As escolhas finais ocorrem em maio por meio de uma enquete online; cada pessoa pode votar em 10 chefs, em ordem de preferência — cujas notas vão de 100 a 10. Neste sistema de votação, as escolhas dos chefs têm maior peso (60%), o que significa que eles têm uma influência mais decisiva.

De chef para chef

Nossa premiação é uma forma de permitir que os chefs possam homenagear seus pares", conta Gadau.

O espanhol Joan Roca, terceiro melhor chef do mundo em 2022 - Divulgação - Divulgação
O espanhol Joan Roca, terceiro melhor chef do mundo em 2022
Imagem: Divulgação
A eslovena Ana Ros, a nona melhor chef do mundo em 2022 - Divulgação - Divulgação
A eslovena Ana Ros, a nona melhor chef do mundo em 2022
Imagem: Divulgação

Ou seja, um prêmio focado na figura do chef, uma novidade em um mercado que historicamente sempre privilegiou os restaurantes e outros negócios. "Somos um prêmio de pessoas", afirma Slusarczyk.

Nos últimos anos, o The Best Chef também incluiu prêmios de categorias especiais, que vão de Chef Confeiteiro à Chef Legado, passando por novos talentos e aqueles voltados à intersecção entre comida e ciência.

Somente os chefs reconhecidos nessas categorias é que sobem ao palco. Os 99 outros da lista veem tudo de suas cadeiras, sem poder gozar de mais do que os segundos de fama de suas caras e nomes no telão — embalados por música animada e edição videoclíptica.

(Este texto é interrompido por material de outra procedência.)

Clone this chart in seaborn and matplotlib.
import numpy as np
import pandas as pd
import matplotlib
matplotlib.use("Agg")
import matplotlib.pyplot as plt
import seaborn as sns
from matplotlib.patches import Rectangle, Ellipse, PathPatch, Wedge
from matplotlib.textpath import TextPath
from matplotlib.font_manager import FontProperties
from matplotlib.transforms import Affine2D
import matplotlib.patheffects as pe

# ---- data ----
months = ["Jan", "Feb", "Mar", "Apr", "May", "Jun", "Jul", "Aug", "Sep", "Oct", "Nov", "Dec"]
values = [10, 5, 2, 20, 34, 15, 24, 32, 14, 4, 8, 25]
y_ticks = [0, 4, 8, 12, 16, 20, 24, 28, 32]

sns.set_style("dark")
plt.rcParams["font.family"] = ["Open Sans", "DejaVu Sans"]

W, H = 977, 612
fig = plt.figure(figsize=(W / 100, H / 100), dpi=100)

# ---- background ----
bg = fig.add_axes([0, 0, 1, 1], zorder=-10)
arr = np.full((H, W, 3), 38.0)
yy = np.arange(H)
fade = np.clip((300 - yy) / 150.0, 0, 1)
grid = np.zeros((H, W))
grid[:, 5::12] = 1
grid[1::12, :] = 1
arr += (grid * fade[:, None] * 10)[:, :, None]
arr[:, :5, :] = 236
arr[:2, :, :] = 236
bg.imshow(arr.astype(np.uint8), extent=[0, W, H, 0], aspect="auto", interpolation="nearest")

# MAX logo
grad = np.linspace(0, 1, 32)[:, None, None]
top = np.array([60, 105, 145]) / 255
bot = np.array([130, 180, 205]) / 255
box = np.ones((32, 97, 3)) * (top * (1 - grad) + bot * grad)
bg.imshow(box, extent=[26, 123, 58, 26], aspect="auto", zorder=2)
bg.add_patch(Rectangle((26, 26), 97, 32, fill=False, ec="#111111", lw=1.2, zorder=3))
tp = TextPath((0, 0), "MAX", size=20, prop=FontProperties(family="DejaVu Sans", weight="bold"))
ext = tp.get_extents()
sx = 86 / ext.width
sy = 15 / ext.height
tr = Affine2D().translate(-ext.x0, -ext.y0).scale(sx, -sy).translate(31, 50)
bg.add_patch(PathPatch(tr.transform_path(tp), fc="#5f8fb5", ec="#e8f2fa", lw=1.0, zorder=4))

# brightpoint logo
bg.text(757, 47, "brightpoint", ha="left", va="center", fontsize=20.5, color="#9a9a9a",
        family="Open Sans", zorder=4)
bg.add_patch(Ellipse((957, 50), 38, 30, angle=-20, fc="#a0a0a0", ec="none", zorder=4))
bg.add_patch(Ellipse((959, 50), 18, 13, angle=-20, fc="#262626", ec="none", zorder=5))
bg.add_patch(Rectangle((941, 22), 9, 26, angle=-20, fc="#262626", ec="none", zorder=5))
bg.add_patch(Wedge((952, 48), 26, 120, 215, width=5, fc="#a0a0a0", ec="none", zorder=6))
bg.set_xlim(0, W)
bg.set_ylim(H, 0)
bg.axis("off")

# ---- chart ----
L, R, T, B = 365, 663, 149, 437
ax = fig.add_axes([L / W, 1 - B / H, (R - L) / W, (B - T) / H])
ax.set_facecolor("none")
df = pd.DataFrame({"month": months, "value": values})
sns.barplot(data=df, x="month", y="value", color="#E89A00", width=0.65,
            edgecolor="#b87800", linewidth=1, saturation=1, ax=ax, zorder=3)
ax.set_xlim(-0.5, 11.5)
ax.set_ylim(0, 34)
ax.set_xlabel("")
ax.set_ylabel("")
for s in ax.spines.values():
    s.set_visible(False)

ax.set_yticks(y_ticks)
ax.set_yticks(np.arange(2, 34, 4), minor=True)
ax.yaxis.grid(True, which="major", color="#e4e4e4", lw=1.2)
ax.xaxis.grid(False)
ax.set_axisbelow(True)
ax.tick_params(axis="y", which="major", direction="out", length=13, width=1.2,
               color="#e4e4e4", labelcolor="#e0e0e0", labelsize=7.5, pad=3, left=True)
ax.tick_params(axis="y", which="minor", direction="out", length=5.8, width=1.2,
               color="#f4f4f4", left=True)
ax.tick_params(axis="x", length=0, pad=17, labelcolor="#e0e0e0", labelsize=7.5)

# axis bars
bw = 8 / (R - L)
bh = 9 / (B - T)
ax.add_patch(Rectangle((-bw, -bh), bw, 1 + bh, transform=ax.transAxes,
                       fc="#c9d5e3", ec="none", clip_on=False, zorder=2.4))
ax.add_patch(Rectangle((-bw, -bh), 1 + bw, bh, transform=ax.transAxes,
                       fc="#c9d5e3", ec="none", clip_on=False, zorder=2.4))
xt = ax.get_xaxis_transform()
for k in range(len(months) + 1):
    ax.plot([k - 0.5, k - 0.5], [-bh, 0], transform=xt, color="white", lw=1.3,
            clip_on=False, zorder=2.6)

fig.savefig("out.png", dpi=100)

Por isso, estar na premiação conta: é aí que podem mostrar aos pares que estão no seleto grupo. Tiram fotos no tapete vermelho, interagem com companheiros, apertam mãos, trocam cartões.

Também é grande o grupo de chefs que não estão na lista, mas querem se mostrar presentes. "É importante estar aqui, entre os melhores. Tem sido intenso", diz o chef Santiago Fernandez Benedetto, do restaurante Silvestre na Costa Rica. Ele chegou três dias antes da premiação para aproveitar tudo ao máximo.

Fora da festa

Além da esperada gala, o The Best chef organiza dois eventos para aproveitar as presenças famosas: o Area Talks, com discussões sobre temas importantes no mundo da gastronomia (como a guerra e o politicamente correto), e o Food Meets Science, que pede para cozinheiros e profissionais apresentarem ideias e projetos inovadores.

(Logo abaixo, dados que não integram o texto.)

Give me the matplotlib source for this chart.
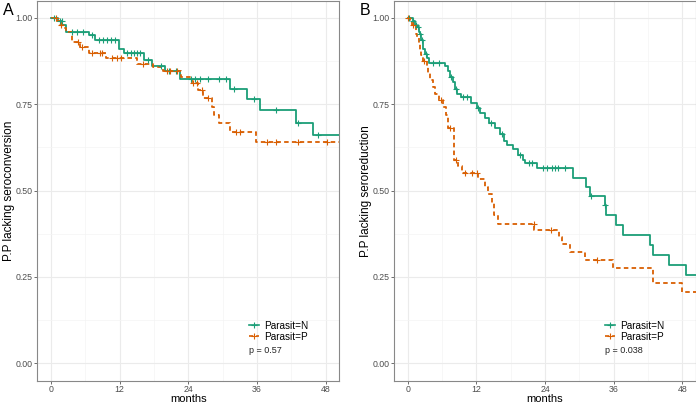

Chefs premiados pelo The Best Chef Awards. Atala, que ficou em 10º, é o primeiro da esq.  - Rafael Tonon/UOL - Rafael Tonon/UOL
Chefs premiados pelo The Best Chef Awards. Atala, que ficou em 10º, é o primeiro da esq.
Imagem: Rafael Tonon/UOL

Mas, claro, criam-se programações paralelas de degustações, encontros e jantares colaborativos. A chef brasileira Janaína Rueda, dos restaurantes Bar da Dona Onça e A Casa do Porco, habitué destes eventos, fez um jantar extraoficial a quatro mãos com o Juanjo López no restaurante do chef, o La Tasquita de Enfrente.

"Fiz uma feijoada usando porco pata negra, coisa chique", conta a chef na festa de gala. Outros chefs brasileiros também estavam presentes, como Alberto Landgraf e Alex Atala, os dois contemplados pela lista — nas posições 46 e 10, respectivamente.

Atala foi também um dos convidados para uma das mesas do Area Talks que falou sobre cozinha e guerra. "A comida é uma ferramenta potente de transformação. Sabemos como os conflitos afetam as pessoas no mundo todo, e como a comida pode lhes dar dignidade", disse, ao citar da Guerra da Ucrânia ao narcotráfico na Amazônia.

O artista Carlos Latre, apresentador do The Best Chef Awards 2022 - Divulgação - Divulgação
O artista Carlos Latre, apresentador do The Best Chef Awards 2022
Imagem: Divulgação

O chef também foi citado em uma parodia cantada pelo apresentador da noite, o artista Carlos Latre, durante uma imitação ao cantor Julio Iglesias. "Todo chef, todo prêmio, nós podemos ouvir a cozinha tocar", bradou. "Nós podemos sentir quando o chef está láááá". Nesta noite, aliás, algumas centenas deles.